Existence and uniqueness of Rayleigh waves with normal impedance boundary conditions and formula for the wave velocity

The existence and uniqueness of Rayleigh waves propagating in compressible isotropic elastic half-spaces subject to tangential impedance boundary conditions (at the surface of half-spaces, the tangential stress is proportional to the horizontal displacement and the normal stress vanishes) were investigated by Godoy et al. (Wave Motion 49:585–594, 2012) and Vinh and Xuan (Eur J Mech A 61:180–185, 2017). In this paper, the half-spaces are assumed to be subject to normal impedance boundary conditions (at the surface of half-spaces, the normal stress is proportional to the vertical displacement and the tangential stress is zero). Our main aim is to establish the existence and uniqueness of Rayleigh waves and to derive formula for their velocity. These problems have been settled by using the complex function method which is based on Cauchy-type integrals.

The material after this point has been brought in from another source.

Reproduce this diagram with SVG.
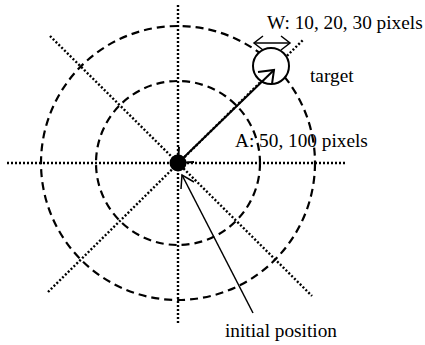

The sets of material and impedance parameters on which a Rayleigh wave is possible and is impossible have been found along with explicit formula for the wave velocity. It has been proved that if a Rayleigh wave exists, then it is unique. Interestingly, unlike the case of tangential impedance boundary conditions where a Rayleigh wave is always possible, for the case of normal impedance boundary conditions, there not always exists a Rayleigh wave. This fact suggests a way to prevent the propagation of surface Rayleigh waves which are main destructor when earthquakes occur.